Restate each line of the listing exactly, without carrying over any pictures.

Start

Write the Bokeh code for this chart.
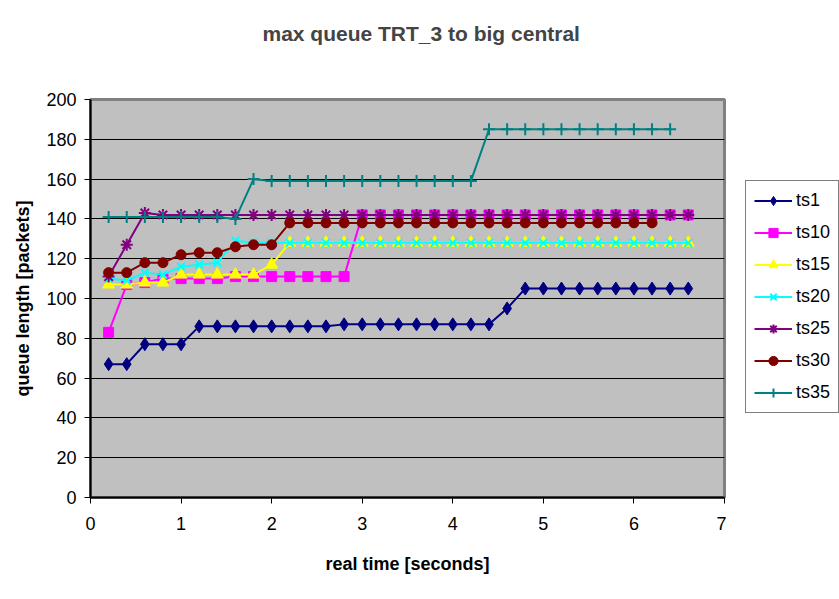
from bokeh.plotting import figure
from bokeh.models import Range1d, FixedTicker, Legend, LegendItem, Title
from bokeh.layouts import row
from bokeh.embed import file_html
from bokeh.resources import INLINE

# ---- data ----
x_ts1 = [0.2, 0.4, 0.6, 0.8, 1.0, 1.2, 1.4, 1.6, 1.8, 2.0, 2.2, 2.4, 2.6, 2.8, 3.0, 3.2, 3.4,
         3.6, 3.8, 4.0, 4.2, 4.4, 4.6, 4.8, 5.0, 5.2, 5.4, 5.6, 5.8, 6.0, 6.2, 6.4, 6.6]
ts1 = [67, 67, 77, 77, 77, 86, 86, 86, 86, 86, 86, 86, 86, 87, 87, 87, 87,
       87, 87, 87, 87, 87, 95, 105, 105, 105, 105, 105, 105, 105, 105, 105, 105]
ts10 = [83, 107, 108, 110, 110, 110, 110, 111, 111, 111, 111, 111, 111, 111, 142, 142, 142,
        142, 142, 142, 142, 142, 142, 142, 142, 142, 142, 142, 142, 142, 142, 142, 142]
ts15 = [107, 107, 108, 108, 112, 112, 112, 112, 112, 117, 128, 128, 128, 128, 128, 128, 128,
        128, 128, 128, 128, 128, 128, 128, 128, 128, 128, 128, 128, 128, 128, 128, 128]
ts20 = [110, 109, 113, 112, 116, 117, 118, 129, 128, 128, 128, 128, 128, 128, 128, 128, 128,
        128, 128, 128, 128, 128, 128, 128, 128, 128, 128, 128, 128, 128, 128, 128, 128]
ts25 = [111, 127, 143, 142, 142, 142, 142, 142, 142, 142, 142, 142, 142, 142, 142, 142, 142,
        142, 142, 142, 142, 142, 142, 142, 142, 142, 142, 142, 142, 142, 142, 142, 142]
x_ts30 = [0.2, 0.4, 0.6, 0.8, 1.0, 1.2, 1.4, 1.6, 1.8, 2.0, 2.2, 2.4, 2.6, 2.8, 3.0, 3.2,
          3.4, 3.6, 3.8, 4.0, 4.2, 4.4, 4.6, 4.8, 5.0, 5.2, 5.4, 5.6, 5.8, 6.0, 6.2]
ts30 = [113, 113, 118, 118, 122, 123, 123, 126, 127, 127, 138, 138, 138, 138, 138, 138,
        138, 138, 138, 138, 138, 138, 138, 138, 138, 138, 138, 138, 138, 138, 138]
x_ts35 = [0.2, 0.4, 0.6, 0.8, 1.0, 1.2, 1.4, 1.6, 1.8, 2.0, 2.2, 2.4, 2.6, 2.8, 3.0, 3.2,
          3.4, 3.6, 3.8, 4.0, 4.2, 4.4, 4.6, 4.8, 5.0, 5.2, 5.4, 5.6, 5.8, 6.0, 6.2, 6.4]
ts35 = [141, 141, 141, 141, 141, 141, 141, 140, 160, 159, 159, 159, 159, 159, 159, 159,
        159, 159, 159, 159, 159, 185, 185, 185, 185, 185, 185, 185, 185, 185, 185, 185]

y_ticks = [0, 20, 40, 60, 80, 100, 120, 140, 160, 180, 200]
x_ticks = [0, 1, 2, 3, 4, 5, 6, 7]

series = [
    ("ts1", x_ts1, ts1, "#000080", "diamond", 13),
    ("ts10", x_ts1, ts10, "#FF00FF", "square", 10),
    ("ts15", x_ts1, ts15, "#FFFF00", "triangle", 12),
    ("ts20", x_ts1, ts20, "#00FFFF", "x", 11),
    ("ts25", x_ts1, ts25, "#800080", "asterisk", 12),
    ("ts30", x_ts30, ts30, "#800000", "circle", 10),
    ("ts35", x_ts35, ts35, "#008080", "cross", 12),
]

FONT = "Liberation Sans"

p = figure(width=726, height=599, output_backend="svg", toolbar_location=None,
           x_range=Range1d(0, 7), y_range=Range1d(0, 200),
           min_border_left=90, min_border_right=2, min_border_top=99, min_border_bottom=102,
           title="max queue TRT_3 to big central")

p.title.text_font = FONT
p.title.text_font_size = "21px"
p.title.text_font_style = "bold"
p.title.align = "left"
p.title.offset = 172
p.title.standoff = 10

# spacer between title and plot area
p.add_layout(Title(text=" ", text_font_size="2px", standoff=46), "above")

p.background_fill_color = "#C0C0C0"
p.border_fill_color = "white"
p.outline_line_color = "#808080"
p.outline_line_width = 3

p.xgrid.grid_line_color = None
p.ygrid.grid_line_color = "black"
p.ygrid.grid_line_width = 1

p.xaxis.ticker = FixedTicker(ticks=x_ticks)
p.yaxis.ticker = FixedTicker(ticks=y_ticks)
for ax in (p.xaxis, p.yaxis):
    ax.axis_line_color = "black"
    ax.axis_line_width = 2
    ax.major_tick_line_color = "black"
    ax.major_tick_line_width = 1
    ax.major_tick_out = 6
    ax.major_tick_in = 0
    ax.minor_tick_line_color = None
    ax.major_label_text_font = FONT
    ax.major_label_text_font_size = "18px"
    ax.major_label_text_color = "black"
    ax.axis_label_text_font = FONT
    ax.axis_label_text_font_size = "18px"
    ax.axis_label_text_font_style = "bold"
    ax.axis_label_text_color = "black"

p.xaxis.axis_label = "real time [seconds]"
p.yaxis.axis_label = "queue length [packets]"
p.xaxis.major_label_standoff = 13
p.xaxis.axis_label_standoff = 21
p.yaxis.major_label_standoff = 8
p.yaxis.axis_label_standoff = 10

# legend panel: a small companion figure holding only the legend
# (its ranges keep the copies of the series out of view; only the legend shows)
q = figure(width=113, height=599, output_backend="svg", toolbar_location=None,
           x_axis_type=None, y_axis_type=None,
           x_range=Range1d(100, 101), y_range=Range1d(-10, -9),
           min_border_left=0, min_border_right=0, min_border_top=99, min_border_bottom=102)
q.outline_line_color = None
q.background_fill_color = "white"
q.border_fill_color = "white"

items = []
for name, xs, ys, color, marker, size in series:
    p.line(xs, ys, line_color=color, line_width=2)
    if marker in ("x", "asterisk", "cross"):
        p.scatter(xs, ys, marker=marker, size=size, line_color=color, line_width=2)
        m = q.scatter(xs, ys, marker=marker, size=size, line_color=color, line_width=2)
    else:
        p.scatter(xs, ys, marker=marker, size=size, fill_color=color, line_color=color)
        m = q.scatter(xs, ys, marker=marker, size=size, fill_color=color, line_color=color)
    ln = q.line(xs, ys, line_color=color, line_width=2)
    items.append(LegendItem(label=name, renderers=[ln, m]))

legend = Legend(items=items, location=(19, 84))
legend.label_text_font = FONT
legend.label_text_font_size = "18px"
legend.label_text_color = "black"
legend.border_line_color = "black"
legend.border_line_width = 1
legend.background_fill_color = "white"
legend.background_fill_alpha = 1
legend.glyph_width = 38
legend.glyph_height = 23
legend.label_height = 23
legend.label_standoff = 4
legend.spacing = 9
legend.padding = 8
legend.margin = 0
q.add_layout(legend)

layout = row(p, q, spacing=0)
open("out.html", "w").write(file_html(layout, INLINE))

End

_RESPONSE TO THIS TASK_.
Write the Bokeh code for this chart.
from bokeh.plotting import figure
from bokeh.models import Range1d, FixedTicker, Legend, LegendItem, Title
from bokeh.layouts import row
from bokeh.embed import file_html
from bokeh.resources import INLINE

# ---- data ----
x_ts1 = [0.2, 0.4, 0.6, 0.8, 1.0, 1.2, 1.4, 1.6, 1.8, 2.0, 2.2, 2.4, 2.6, 2.8, 3.0, 3.2, 3.4,
         3.6, 3.8, 4.0, 4.2, 4.4, 4.6, 4.8, 5.0, 5.2, 5.4, 5.6, 5.8, 6.0, 6.2, 6.4, 6.6]
ts1 = [67, 67, 77, 77, 77, 86, 86, 86, 86, 86, 86, 86, 86, 87, 87, 87, 87,
       87, 87, 87, 87, 87, 95, 105, 105, 105, 105, 105, 105, 105, 105, 105, 105]
ts10 = [83, 107, 108, 110, 110, 110, 110, 111, 111, 111, 111, 111, 111, 111, 142, 142, 142,
        142, 142, 142, 142, 142, 142, 142, 142, 142, 142, 142, 142, 142, 142, 142, 142]
ts15 = [107, 107, 108, 108, 112, 112, 112, 112, 112, 117, 128, 128, 128, 128, 128, 128, 128,
        128, 128, 128, 128, 128, 128, 128, 128, 128, 128, 128, 128, 128, 128, 128, 128]
ts20 = [110, 109, 113, 112, 116, 117, 118, 129, 128, 128, 128, 128, 128, 128, 128, 128, 128,
        128, 128, 128, 128, 128, 128, 128, 128, 128, 128, 128, 128, 128, 128, 128, 128]
ts25 = [111, 127, 143, 142, 142, 142, 142, 142, 142, 142, 142, 142, 142, 142, 142, 142, 142,
        142, 142, 142, 142, 142, 142, 142, 142, 142, 142, 142, 142, 142, 142, 142, 142]
x_ts30 = [0.2, 0.4, 0.6, 0.8, 1.0, 1.2, 1.4, 1.6, 1.8, 2.0, 2.2, 2.4, 2.6, 2.8, 3.0, 3.2,
          3.4, 3.6, 3.8, 4.0, 4.2, 4.4, 4.6, 4.8, 5.0, 5.2, 5.4, 5.6, 5.8, 6.0, 6.2]
ts30 = [113, 113, 118, 118, 122, 123, 123, 126, 127, 127, 138, 138, 138, 138, 138, 138,
        138, 138, 138, 138, 138, 138, 138, 138, 138, 138, 138, 138, 138, 138, 138]
x_ts35 = [0.2, 0.4, 0.6, 0.8, 1.0, 1.2, 1.4, 1.6, 1.8, 2.0, 2.2, 2.4, 2.6, 2.8, 3.0, 3.2,
          3.4, 3.6, 3.8, 4.0, 4.2, 4.4, 4.6, 4.8, 5.0, 5.2, 5.4, 5.6, 5.8, 6.0, 6.2, 6.4]
ts35 = [141, 141, 141, 141, 141, 141, 141, 140, 160, 159, 159, 159, 159, 159, 159, 159,
        159, 159, 159, 159, 159, 185, 185, 185, 185, 185, 185, 185, 185, 185, 185, 185]

y_ticks = [0, 20, 40, 60, 80, 100, 120, 140, 160, 180, 200]
x_ticks = [0, 1, 2, 3, 4, 5, 6, 7]

series = [
    ("ts1", x_ts1, ts1, "#000080", "diamond", 13),
    ("ts10", x_ts1, ts10, "#FF00FF", "square", 10),
    ("ts15", x_ts1, ts15, "#FFFF00", "triangle", 12),
    ("ts20", x_ts1, ts20, "#00FFFF", "x", 11),
    ("ts25", x_ts1, ts25, "#800080", "asterisk", 12),
    ("ts30", x_ts30, ts30, "#800000", "circle", 10),
    ("ts35", x_ts35, ts35, "#008080", "cross", 12),
]

FONT = "Liberation Sans"

p = figure(width=726, height=599, output_backend="svg", toolbar_location=None,
           x_range=Range1d(0, 7), y_range=Range1d(0, 200),
           min_border_left=90, min_border_right=2, min_border_top=99, min_border_bottom=102,
           title="max queue TRT_3 to big central")

p.title.text_font = FONT
p.title.text_font_size = "21px"
p.title.text_font_style = "bold"
p.title.align = "left"
p.title.offset = 172
p.title.standoff = 10

# spacer between title and plot area
p.add_layout(Title(text=" ", text_font_size="2px", standoff=46), "above")

p.background_fill_color = "#C0C0C0"
p.border_fill_color = "white"
p.outline_line_color = "#808080"
p.outline_line_width = 3

p.xgrid.grid_line_color = None
p.ygrid.grid_line_color = "black"
p.ygrid.grid_line_width = 1

p.xaxis.ticker = FixedTicker(ticks=x_ticks)
p.yaxis.ticker = FixedTicker(ticks=y_ticks)
for ax in (p.xaxis, p.yaxis):
    ax.axis_line_color = "black"
    ax.axis_line_width = 2
    ax.major_tick_line_color = "black"
    ax.major_tick_line_width = 1
    ax.major_tick_out = 6
    ax.major_tick_in = 0
    ax.minor_tick_line_color = None
    ax.major_label_text_font = FONT
    ax.major_label_text_font_size = "18px"
    ax.major_label_text_color = "black"
    ax.axis_label_text_font = FONT
    ax.axis_label_text_font_size = "18px"
    ax.axis_label_text_font_style = "bold"
    ax.axis_label_text_color = "black"

p.xaxis.axis_label = "real time [seconds]"
p.yaxis.axis_label = "queue length [packets]"
p.xaxis.major_label_standoff = 13
p.xaxis.axis_label_standoff = 21
p.yaxis.major_label_standoff = 8
p.yaxis.axis_label_standoff = 10

# legend panel: a small companion figure holding only the legend
# (its ranges keep the copies of the series out of view; only the legend shows)
q = figure(width=113, height=599, output_backend="svg", toolbar_location=None,
           x_axis_type=None, y_axis_type=None,
           x_range=Range1d(100, 101), y_range=Range1d(-10, -9),
           min_border_left=0, min_border_right=0, min_border_top=99, min_border_bottom=102)
q.outline_line_color = None
q.background_fill_color = "white"
q.border_fill_color = "white"

items = []
for name, xs, ys, color, marker, size in series:
    p.line(xs, ys, line_color=color, line_width=2)
    if marker in ("x", "asterisk", "cross"):
        p.scatter(xs, ys, marker=marker, size=size, line_color=color, line_width=2)
        m = q.scatter(xs, ys, marker=marker, size=size, line_color=color, line_width=2)
    else:
        p.scatter(xs, ys, marker=marker, size=size, fill_color=color, line_color=color)
        m = q.scatter(xs, ys, marker=marker, size=size, fill_color=color, line_color=color)
    ln = q.line(xs, ys, line_color=color, line_width=2)
    items.append(LegendItem(label=name, renderers=[ln, m]))

legend = Legend(items=items, location=(19, 84))
legend.label_text_font = FONT
legend.label_text_font_size = "18px"
legend.label_text_color = "black"
legend.border_line_color = "black"
legend.border_line_width = 1
legend.background_fill_color = "white"
legend.background_fill_alpha = 1
legend.glyph_width = 38
legend.glyph_height = 23
legend.label_height = 23
legend.label_standoff = 4
legend.spacing = 9
legend.padding = 8
legend.margin = 0
q.add_layout(legend)

layout = row(p, q, spacing=0)
open("out.html", "w").write(file_html(layout, INLINE))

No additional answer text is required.